_WRITTEN EXERCISE_. Provide an exact copy of the data, excluding the images.
- - - -
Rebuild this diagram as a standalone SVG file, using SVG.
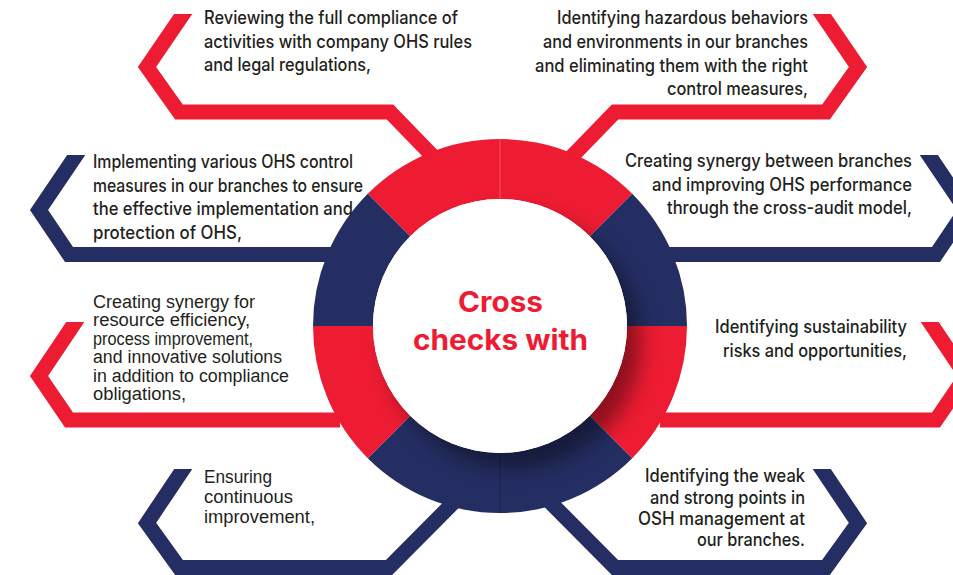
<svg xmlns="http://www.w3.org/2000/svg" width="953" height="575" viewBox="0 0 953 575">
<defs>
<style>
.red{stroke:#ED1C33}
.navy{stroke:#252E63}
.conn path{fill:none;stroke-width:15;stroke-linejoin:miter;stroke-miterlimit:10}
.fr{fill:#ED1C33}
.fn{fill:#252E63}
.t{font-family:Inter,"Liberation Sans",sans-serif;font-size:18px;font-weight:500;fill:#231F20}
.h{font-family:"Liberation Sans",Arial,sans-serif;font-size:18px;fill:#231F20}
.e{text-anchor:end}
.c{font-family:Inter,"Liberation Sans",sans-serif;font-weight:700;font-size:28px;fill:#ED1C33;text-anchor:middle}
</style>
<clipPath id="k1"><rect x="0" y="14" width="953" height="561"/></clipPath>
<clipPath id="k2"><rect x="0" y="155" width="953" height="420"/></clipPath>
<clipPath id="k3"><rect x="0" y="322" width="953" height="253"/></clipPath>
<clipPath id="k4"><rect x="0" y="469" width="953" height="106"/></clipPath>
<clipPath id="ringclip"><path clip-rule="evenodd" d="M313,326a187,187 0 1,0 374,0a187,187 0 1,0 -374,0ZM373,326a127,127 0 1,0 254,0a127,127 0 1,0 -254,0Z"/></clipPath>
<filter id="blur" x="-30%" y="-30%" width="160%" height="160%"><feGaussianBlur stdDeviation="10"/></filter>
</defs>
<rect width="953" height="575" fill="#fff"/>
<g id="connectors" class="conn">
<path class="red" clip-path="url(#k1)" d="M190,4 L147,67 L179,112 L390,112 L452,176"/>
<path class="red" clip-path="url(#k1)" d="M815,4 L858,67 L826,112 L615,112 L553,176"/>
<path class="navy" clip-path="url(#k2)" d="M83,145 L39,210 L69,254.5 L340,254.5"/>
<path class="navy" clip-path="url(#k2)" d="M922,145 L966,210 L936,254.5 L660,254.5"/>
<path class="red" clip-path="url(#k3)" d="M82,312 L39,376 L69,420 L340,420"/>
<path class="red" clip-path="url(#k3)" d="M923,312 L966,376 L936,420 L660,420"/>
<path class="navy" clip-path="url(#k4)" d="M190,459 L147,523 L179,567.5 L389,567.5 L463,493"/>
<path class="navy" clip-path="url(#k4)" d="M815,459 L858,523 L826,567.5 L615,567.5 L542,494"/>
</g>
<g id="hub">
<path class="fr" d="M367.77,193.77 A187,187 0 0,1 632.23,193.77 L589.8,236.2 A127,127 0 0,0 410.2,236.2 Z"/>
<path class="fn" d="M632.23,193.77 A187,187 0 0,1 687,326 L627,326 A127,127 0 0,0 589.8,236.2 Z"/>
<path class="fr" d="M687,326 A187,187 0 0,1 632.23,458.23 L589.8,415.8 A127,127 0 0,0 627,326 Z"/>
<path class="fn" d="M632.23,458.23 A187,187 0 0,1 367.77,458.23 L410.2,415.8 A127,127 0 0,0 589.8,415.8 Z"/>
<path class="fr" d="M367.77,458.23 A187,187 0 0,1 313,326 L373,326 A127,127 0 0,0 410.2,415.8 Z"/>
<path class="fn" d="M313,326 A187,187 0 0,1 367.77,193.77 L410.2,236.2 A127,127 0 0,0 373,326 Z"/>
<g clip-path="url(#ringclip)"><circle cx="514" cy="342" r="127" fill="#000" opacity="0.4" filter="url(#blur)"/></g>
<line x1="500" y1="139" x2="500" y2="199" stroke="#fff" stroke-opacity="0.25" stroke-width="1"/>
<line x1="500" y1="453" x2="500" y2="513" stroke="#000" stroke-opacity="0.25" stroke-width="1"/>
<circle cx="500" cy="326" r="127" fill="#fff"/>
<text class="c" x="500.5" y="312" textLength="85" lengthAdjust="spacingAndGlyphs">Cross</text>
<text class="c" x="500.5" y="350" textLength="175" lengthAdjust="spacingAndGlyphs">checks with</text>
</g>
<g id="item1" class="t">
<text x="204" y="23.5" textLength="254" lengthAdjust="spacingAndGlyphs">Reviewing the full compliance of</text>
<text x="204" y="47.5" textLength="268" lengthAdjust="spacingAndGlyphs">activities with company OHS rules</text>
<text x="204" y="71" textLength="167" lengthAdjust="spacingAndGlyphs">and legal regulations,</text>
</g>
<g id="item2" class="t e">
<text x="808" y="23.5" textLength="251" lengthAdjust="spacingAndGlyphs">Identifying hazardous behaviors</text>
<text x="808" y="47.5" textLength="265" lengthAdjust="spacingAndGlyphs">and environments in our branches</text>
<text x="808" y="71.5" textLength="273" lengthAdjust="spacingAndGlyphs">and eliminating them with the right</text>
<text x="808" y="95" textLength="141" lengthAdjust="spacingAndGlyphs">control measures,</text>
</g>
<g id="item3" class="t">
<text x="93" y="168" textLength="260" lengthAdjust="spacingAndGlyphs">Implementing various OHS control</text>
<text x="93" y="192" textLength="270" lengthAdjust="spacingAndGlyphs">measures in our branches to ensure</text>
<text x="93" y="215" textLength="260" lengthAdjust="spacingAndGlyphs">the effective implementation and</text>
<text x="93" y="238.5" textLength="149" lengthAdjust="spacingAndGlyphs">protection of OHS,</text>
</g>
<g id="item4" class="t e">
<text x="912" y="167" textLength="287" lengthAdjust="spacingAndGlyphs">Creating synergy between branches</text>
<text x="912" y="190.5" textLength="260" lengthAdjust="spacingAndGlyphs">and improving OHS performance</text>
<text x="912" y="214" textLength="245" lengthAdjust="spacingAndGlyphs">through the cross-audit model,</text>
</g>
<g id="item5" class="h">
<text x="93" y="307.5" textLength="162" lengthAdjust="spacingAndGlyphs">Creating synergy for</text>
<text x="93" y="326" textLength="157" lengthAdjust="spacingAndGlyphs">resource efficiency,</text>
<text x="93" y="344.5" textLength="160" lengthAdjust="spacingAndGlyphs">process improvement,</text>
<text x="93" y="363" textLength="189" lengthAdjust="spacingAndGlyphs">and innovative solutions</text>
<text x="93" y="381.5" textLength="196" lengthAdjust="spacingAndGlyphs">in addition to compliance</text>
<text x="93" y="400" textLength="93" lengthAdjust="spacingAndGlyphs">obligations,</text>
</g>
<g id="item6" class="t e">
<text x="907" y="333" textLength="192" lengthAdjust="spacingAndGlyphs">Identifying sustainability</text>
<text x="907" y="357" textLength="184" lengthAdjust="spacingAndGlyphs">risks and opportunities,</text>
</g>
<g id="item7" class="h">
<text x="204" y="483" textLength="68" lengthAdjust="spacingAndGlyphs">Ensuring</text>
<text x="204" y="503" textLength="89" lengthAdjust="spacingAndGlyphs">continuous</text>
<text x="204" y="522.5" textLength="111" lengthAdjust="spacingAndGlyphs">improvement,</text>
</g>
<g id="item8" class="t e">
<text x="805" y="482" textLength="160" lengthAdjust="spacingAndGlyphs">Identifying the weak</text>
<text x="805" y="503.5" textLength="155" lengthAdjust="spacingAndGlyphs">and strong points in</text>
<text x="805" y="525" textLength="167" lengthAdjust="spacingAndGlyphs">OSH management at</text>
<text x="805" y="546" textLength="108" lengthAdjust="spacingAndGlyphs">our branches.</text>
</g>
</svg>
- - - -
_RESULT OF THIS EXERCISE_.
Rebuild this diagram as a standalone SVG file, using SVG.
<svg xmlns="http://www.w3.org/2000/svg" width="953" height="575" viewBox="0 0 953 575">
<defs>
<style>
.red{stroke:#ED1C33}
.navy{stroke:#252E63}
.conn path{fill:none;stroke-width:15;stroke-linejoin:miter;stroke-miterlimit:10}
.fr{fill:#ED1C33}
.fn{fill:#252E63}
.t{font-family:Inter,"Liberation Sans",sans-serif;font-size:18px;font-weight:500;fill:#231F20}
.h{font-family:"Liberation Sans",Arial,sans-serif;font-size:18px;fill:#231F20}
.e{text-anchor:end}
.c{font-family:Inter,"Liberation Sans",sans-serif;font-weight:700;font-size:28px;fill:#ED1C33;text-anchor:middle}
</style>
<clipPath id="k1"><rect x="0" y="14" width="953" height="561"/></clipPath>
<clipPath id="k2"><rect x="0" y="155" width="953" height="420"/></clipPath>
<clipPath id="k3"><rect x="0" y="322" width="953" height="253"/></clipPath>
<clipPath id="k4"><rect x="0" y="469" width="953" height="106"/></clipPath>
<clipPath id="ringclip"><path clip-rule="evenodd" d="M313,326a187,187 0 1,0 374,0a187,187 0 1,0 -374,0ZM373,326a127,127 0 1,0 254,0a127,127 0 1,0 -254,0Z"/></clipPath>
<filter id="blur" x="-30%" y="-30%" width="160%" height="160%"><feGaussianBlur stdDeviation="10"/></filter>
</defs>
<rect width="953" height="575" fill="#fff"/>
<g id="connectors" class="conn">
<path class="red" clip-path="url(#k1)" d="M190,4 L147,67 L179,112 L390,112 L452,176"/>
<path class="red" clip-path="url(#k1)" d="M815,4 L858,67 L826,112 L615,112 L553,176"/>
<path class="navy" clip-path="url(#k2)" d="M83,145 L39,210 L69,254.5 L340,254.5"/>
<path class="navy" clip-path="url(#k2)" d="M922,145 L966,210 L936,254.5 L660,254.5"/>
<path class="red" clip-path="url(#k3)" d="M82,312 L39,376 L69,420 L340,420"/>
<path class="red" clip-path="url(#k3)" d="M923,312 L966,376 L936,420 L660,420"/>
<path class="navy" clip-path="url(#k4)" d="M190,459 L147,523 L179,567.5 L389,567.5 L463,493"/>
<path class="navy" clip-path="url(#k4)" d="M815,459 L858,523 L826,567.5 L615,567.5 L542,494"/>
</g>
<g id="hub">
<path class="fr" d="M367.77,193.77 A187,187 0 0,1 632.23,193.77 L589.8,236.2 A127,127 0 0,0 410.2,236.2 Z"/>
<path class="fn" d="M632.23,193.77 A187,187 0 0,1 687,326 L627,326 A127,127 0 0,0 589.8,236.2 Z"/>
<path class="fr" d="M687,326 A187,187 0 0,1 632.23,458.23 L589.8,415.8 A127,127 0 0,0 627,326 Z"/>
<path class="fn" d="M632.23,458.23 A187,187 0 0,1 367.77,458.23 L410.2,415.8 A127,127 0 0,0 589.8,415.8 Z"/>
<path class="fr" d="M367.77,458.23 A187,187 0 0,1 313,326 L373,326 A127,127 0 0,0 410.2,415.8 Z"/>
<path class="fn" d="M313,326 A187,187 0 0,1 367.77,193.77 L410.2,236.2 A127,127 0 0,0 373,326 Z"/>
<g clip-path="url(#ringclip)"><circle cx="514" cy="342" r="127" fill="#000" opacity="0.4" filter="url(#blur)"/></g>
<line x1="500" y1="139" x2="500" y2="199" stroke="#fff" stroke-opacity="0.25" stroke-width="1"/>
<line x1="500" y1="453" x2="500" y2="513" stroke="#000" stroke-opacity="0.25" stroke-width="1"/>
<circle cx="500" cy="326" r="127" fill="#fff"/>
<text class="c" x="500.5" y="312" textLength="85" lengthAdjust="spacingAndGlyphs">Cross</text>
<text class="c" x="500.5" y="350" textLength="175" lengthAdjust="spacingAndGlyphs">checks with</text>
</g>
<g id="item1" class="t">
<text x="204" y="23.5" textLength="254" lengthAdjust="spacingAndGlyphs">Reviewing the full compliance of</text>
<text x="204" y="47.5" textLength="268" lengthAdjust="spacingAndGlyphs">activities with company OHS rules</text>
<text x="204" y="71" textLength="167" lengthAdjust="spacingAndGlyphs">and legal regulations,</text>
</g>
<g id="item2" class="t e">
<text x="808" y="23.5" textLength="251" lengthAdjust="spacingAndGlyphs">Identifying hazardous behaviors</text>
<text x="808" y="47.5" textLength="265" lengthAdjust="spacingAndGlyphs">and environments in our branches</text>
<text x="808" y="71.5" textLength="273" lengthAdjust="spacingAndGlyphs">and eliminating them with the right</text>
<text x="808" y="95" textLength="141" lengthAdjust="spacingAndGlyphs">control measures,</text>
</g>
<g id="item3" class="t">
<text x="93" y="168" textLength="260" lengthAdjust="spacingAndGlyphs">Implementing various OHS control</text>
<text x="93" y="192" textLength="270" lengthAdjust="spacingAndGlyphs">measures in our branches to ensure</text>
<text x="93" y="215" textLength="260" lengthAdjust="spacingAndGlyphs">the effective implementation and</text>
<text x="93" y="238.5" textLength="149" lengthAdjust="spacingAndGlyphs">protection of OHS,</text>
</g>
<g id="item4" class="t e">
<text x="912" y="167" textLength="287" lengthAdjust="spacingAndGlyphs">Creating synergy between branches</text>
<text x="912" y="190.5" textLength="260" lengthAdjust="spacingAndGlyphs">and improving OHS performance</text>
<text x="912" y="214" textLength="245" lengthAdjust="spacingAndGlyphs">through the cross-audit model,</text>
</g>
<g id="item5" class="h">
<text x="93" y="307.5" textLength="162" lengthAdjust="spacingAndGlyphs">Creating synergy for</text>
<text x="93" y="326" textLength="157" lengthAdjust="spacingAndGlyphs">resource efficiency,</text>
<text x="93" y="344.5" textLength="160" lengthAdjust="spacingAndGlyphs">process improvement,</text>
<text x="93" y="363" textLength="189" lengthAdjust="spacingAndGlyphs">and innovative solutions</text>
<text x="93" y="381.5" textLength="196" lengthAdjust="spacingAndGlyphs">in addition to compliance</text>
<text x="93" y="400" textLength="93" lengthAdjust="spacingAndGlyphs">obligations,</text>
</g>
<g id="item6" class="t e">
<text x="907" y="333" textLength="192" lengthAdjust="spacingAndGlyphs">Identifying sustainability</text>
<text x="907" y="357" textLength="184" lengthAdjust="spacingAndGlyphs">risks and opportunities,</text>
</g>
<g id="item7" class="h">
<text x="204" y="483" textLength="68" lengthAdjust="spacingAndGlyphs">Ensuring</text>
<text x="204" y="503" textLength="89" lengthAdjust="spacingAndGlyphs">continuous</text>
<text x="204" y="522.5" textLength="111" lengthAdjust="spacingAndGlyphs">improvement,</text>
</g>
<g id="item8" class="t e">
<text x="805" y="482" textLength="160" lengthAdjust="spacingAndGlyphs">Identifying the weak</text>
<text x="805" y="503.5" textLength="155" lengthAdjust="spacingAndGlyphs">and strong points in</text>
<text x="805" y="525" textLength="167" lengthAdjust="spacingAndGlyphs">OSH management at</text>
<text x="805" y="546" textLength="108" lengthAdjust="spacingAndGlyphs">our branches.</text>
</g>
</svg>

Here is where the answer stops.